**Information provided:**
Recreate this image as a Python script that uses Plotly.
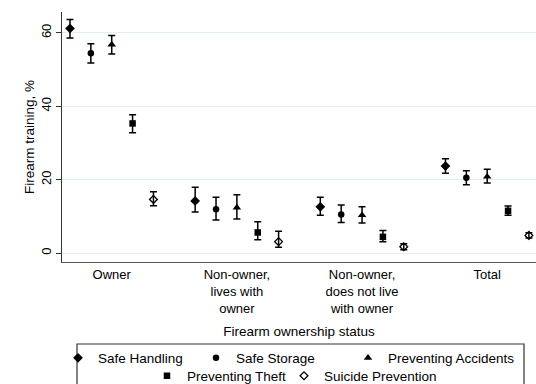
import plotly.graph_objects as go

# ---- data ----
categories = ["Owner", "Non-owner,<br>lives with<br>owner",
              "Non-owner,<br>does not live<br>with owner", "Total"]
series_names = ["Safe Handling", "Safe Storage", "Preventing Accidents",
                "Preventing Theft", "Suicide Prevention"]

safe_handling = [61.2, 14.2, 12.6, 23.7]
safe_handling_lo = [58.6, 11.2, 10.3, 21.7]
safe_handling_hi = [63.6, 17.9, 15.2, 25.7]

safe_storage = [54.4, 11.9, 10.5, 20.5]
safe_storage_lo = [51.8, 9.0, 8.3, 18.6]
safe_storage_hi = [57.0, 15.2, 13.1, 22.4]

preventing_accidents = [56.8, 12.4, 10.3, 20.8]
preventing_accidents_lo = [54.2, 9.3, 8.2, 19.1]
preventing_accidents_hi = [59.3, 15.9, 12.6, 22.8]

preventing_theft = [35.3, 5.6, 4.4, 11.5]
preventing_theft_lo = [32.8, 3.6, 3.1, 10.3]
preventing_theft_hi = [37.7, 8.5, 6.1, 12.8]

suicide_prevention = [14.6, 3.1, 1.7, 4.8]
suicide_prevention_lo = [12.9, 1.6, 0.9, 4.1]
suicide_prevention_hi = [16.7, 5.9, 2.5, 5.5]

y_ticks = [0, 20, 40, 60]

values = [safe_handling, safe_storage, preventing_accidents, preventing_theft, suicide_prevention]
lows = [safe_handling_lo, safe_storage_lo, preventing_accidents_lo, preventing_theft_lo, suicide_prevention_lo]
highs = [safe_handling_hi, safe_storage_hi, preventing_accidents_hi, preventing_theft_hi, suicide_prevention_hi]

# ---- style ----
FONT = "Liberation Sans, Arial, Helvetica, sans-serif"
symbols = ["diamond", "circle", "triangle-up", "square", "diamond-open"]
sizes = [7.5, 6.5, 7.5, 6.5, 6]
W, H = 536, 384
ML, MR, MT, MB = 62, 0, 12, 122
PW, PH = W - ML - MR, H - MT - MB

def px_x(px):
    return (px - ML) / PW

def px_y(py):
    return (H - MB - py) / PH

# legend item placements (left x of item, center y) in pixels
legend_pos = [(58, 358), (196, 358), (348, 358), (147, 376), (284, 376)]

n_series = len(series_names)
group_step = n_series + 1

fig = go.Figure()
for s, name in enumerate(series_names):
    xs = [1 + g * group_step + s for g in range(len(categories))]
    v = values[s]
    plus = [h - m for h, m in zip(highs[s], v)]
    minus = [m - l for m, l in zip(v, lows[s])]
    lname = "legend" if s == 0 else f"legend{s+1}"
    fig.add_trace(go.Scatter(
        x=xs, y=v, mode="markers", name=name, legend=lname,
        marker=dict(symbol=symbols[s], size=sizes[s], color="black",
                    line=dict(color="black", width=1.3 if symbols[s].endswith("open") else 0)),
        error_y=dict(type="data", symmetric=False, array=plus, arrayminus=minus,
                     color="black", thickness=1.5, width=3.5),
    ))

tick_pos = [1 + g * group_step + (n_series - 1) / 2 for g in range(len(categories))]

legends = {}
for s in range(n_series):
    key = "legend" if s == 0 else f"legend{s+1}"
    lx, ly = legend_pos[s]
    legends[key] = dict(
        x=px_x(lx), y=px_y(ly), xanchor="left", yanchor="middle",
        orientation="h", bgcolor="rgba(0,0,0,0)", borderwidth=0,
        font=dict(family=FONT, size=13.5, color="black"),
        itemwidth=30, tracegroupgap=0,
    )

fig.update_layout(
    width=W, height=H,
    margin=dict(l=ML, r=MR, t=MT, b=MB, autoexpand=False),
    paper_bgcolor="white", plot_bgcolor="white",
    font=dict(family=FONT, size=13, color="black"),
    showlegend=True,
    **legends,
    xaxis=dict(
        range=[0.6165, 0.6165 + PW / 20.86],
        tickvals=tick_pos, ticktext=categories,
        ticks="", showgrid=False, zeroline=False,
        showline=True, linecolor="#555555", linewidth=1.2,
        tickfont=dict(family=FONT, size=13, color="black"),
        title=dict(text="Firearm ownership status", standoff=12,
                   font=dict(family=FONT, size=13.5, color="black")),
        automargin=False, fixedrange=True,
    ),
    yaxis=dict(
        range=[-2.45, 65.67],
        tickvals=y_ticks, tickangle=-90,
        ticks="outside", ticklen=5, tickcolor="#333333", tickwidth=1,
        showgrid=True, gridcolor="#e3eef0", gridwidth=1, zeroline=False,
        showline=True, linecolor="#333333", linewidth=1.2,
        tickfont=dict(family=FONT, size=13, color="black"),
        title=dict(text="Firearm training, %", standoff=0,
                   font=dict(family=FONT, size=13.5, color="black")),
        automargin=False, fixedrange=True,
    ),
    shapes=[dict(type="rect", xref="paper", yref="paper",
                 x0=px_x(77), x1=px_x(524), y0=px_y(386), y1=px_y(344),
                 line=dict(color="#333333", width=1.2), fillcolor="rgba(0,0,0,0)")],
)

fig.write_html("out.html")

**What needs to be done:** Omit the pictures, and quote the material above exactly as given.

**Correct result:**
Recreate this image as a Python script that uses Plotly.
import plotly.graph_objects as go

# ---- data ----
categories = ["Owner", "Non-owner,<br>lives with<br>owner",
              "Non-owner,<br>does not live<br>with owner", "Total"]
series_names = ["Safe Handling", "Safe Storage", "Preventing Accidents",
                "Preventing Theft", "Suicide Prevention"]

safe_handling = [61.2, 14.2, 12.6, 23.7]
safe_handling_lo = [58.6, 11.2, 10.3, 21.7]
safe_handling_hi = [63.6, 17.9, 15.2, 25.7]

safe_storage = [54.4, 11.9, 10.5, 20.5]
safe_storage_lo = [51.8, 9.0, 8.3, 18.6]
safe_storage_hi = [57.0, 15.2, 13.1, 22.4]

preventing_accidents = [56.8, 12.4, 10.3, 20.8]
preventing_accidents_lo = [54.2, 9.3, 8.2, 19.1]
preventing_accidents_hi = [59.3, 15.9, 12.6, 22.8]

preventing_theft = [35.3, 5.6, 4.4, 11.5]
preventing_theft_lo = [32.8, 3.6, 3.1, 10.3]
preventing_theft_hi = [37.7, 8.5, 6.1, 12.8]

suicide_prevention = [14.6, 3.1, 1.7, 4.8]
suicide_prevention_lo = [12.9, 1.6, 0.9, 4.1]
suicide_prevention_hi = [16.7, 5.9, 2.5, 5.5]

y_ticks = [0, 20, 40, 60]

values = [safe_handling, safe_storage, preventing_accidents, preventing_theft, suicide_prevention]
lows = [safe_handling_lo, safe_storage_lo, preventing_accidents_lo, preventing_theft_lo, suicide_prevention_lo]
highs = [safe_handling_hi, safe_storage_hi, preventing_accidents_hi, preventing_theft_hi, suicide_prevention_hi]

# ---- style ----
FONT = "Liberation Sans, Arial, Helvetica, sans-serif"
symbols = ["diamond", "circle", "triangle-up", "square", "diamond-open"]
sizes = [7.5, 6.5, 7.5, 6.5, 6]
W, H = 536, 384
ML, MR, MT, MB = 62, 0, 12, 122
PW, PH = W - ML - MR, H - MT - MB

def px_x(px):
    return (px - ML) / PW

def px_y(py):
    return (H - MB - py) / PH

# legend item placements (left x of item, center y) in pixels
legend_pos = [(58, 358), (196, 358), (348, 358), (147, 376), (284, 376)]

n_series = len(series_names)
group_step = n_series + 1

fig = go.Figure()
for s, name in enumerate(series_names):
    xs = [1 + g * group_step + s for g in range(len(categories))]
    v = values[s]
    plus = [h - m for h, m in zip(highs[s], v)]
    minus = [m - l for m, l in zip(v, lows[s])]
    lname = "legend" if s == 0 else f"legend{s+1}"
    fig.add_trace(go.Scatter(
        x=xs, y=v, mode="markers", name=name, legend=lname,
        marker=dict(symbol=symbols[s], size=sizes[s], color="black",
                    line=dict(color="black", width=1.3 if symbols[s].endswith("open") else 0)),
        error_y=dict(type="data", symmetric=False, array=plus, arrayminus=minus,
                     color="black", thickness=1.5, width=3.5),
    ))

tick_pos = [1 + g * group_step + (n_series - 1) / 2 for g in range(len(categories))]

legends = {}
for s in range(n_series):
    key = "legend" if s == 0 else f"legend{s+1}"
    lx, ly = legend_pos[s]
    legends[key] = dict(
        x=px_x(lx), y=px_y(ly), xanchor="left", yanchor="middle",
        orientation="h", bgcolor="rgba(0,0,0,0)", borderwidth=0,
        font=dict(family=FONT, size=13.5, color="black"),
        itemwidth=30, tracegroupgap=0,
    )

fig.update_layout(
    width=W, height=H,
    margin=dict(l=ML, r=MR, t=MT, b=MB, autoexpand=False),
    paper_bgcolor="white", plot_bgcolor="white",
    font=dict(family=FONT, size=13, color="black"),
    showlegend=True,
    **legends,
    xaxis=dict(
        range=[0.6165, 0.6165 + PW / 20.86],
        tickvals=tick_pos, ticktext=categories,
        ticks="", showgrid=False, zeroline=False,
        showline=True, linecolor="#555555", linewidth=1.2,
        tickfont=dict(family=FONT, size=13, color="black"),
        title=dict(text="Firearm ownership status", standoff=12,
                   font=dict(family=FONT, size=13.5, color="black")),
        automargin=False, fixedrange=True,
    ),
    yaxis=dict(
        range=[-2.45, 65.67],
        tickvals=y_ticks, tickangle=-90,
        ticks="outside", ticklen=5, tickcolor="#333333", tickwidth=1,
        showgrid=True, gridcolor="#e3eef0", gridwidth=1, zeroline=False,
        showline=True, linecolor="#333333", linewidth=1.2,
        tickfont=dict(family=FONT, size=13, color="black"),
        title=dict(text="Firearm training, %", standoff=0,
                   font=dict(family=FONT, size=13.5, color="black")),
        automargin=False, fixedrange=True,
    ),
    shapes=[dict(type="rect", xref="paper", yref="paper",
                 x0=px_x(77), x1=px_x(524), y0=px_y(386), y1=px_y(344),
                 line=dict(color="#333333", width=1.2), fillcolor="rgba(0,0,0,0)")],
)

fig.write_html("out.html")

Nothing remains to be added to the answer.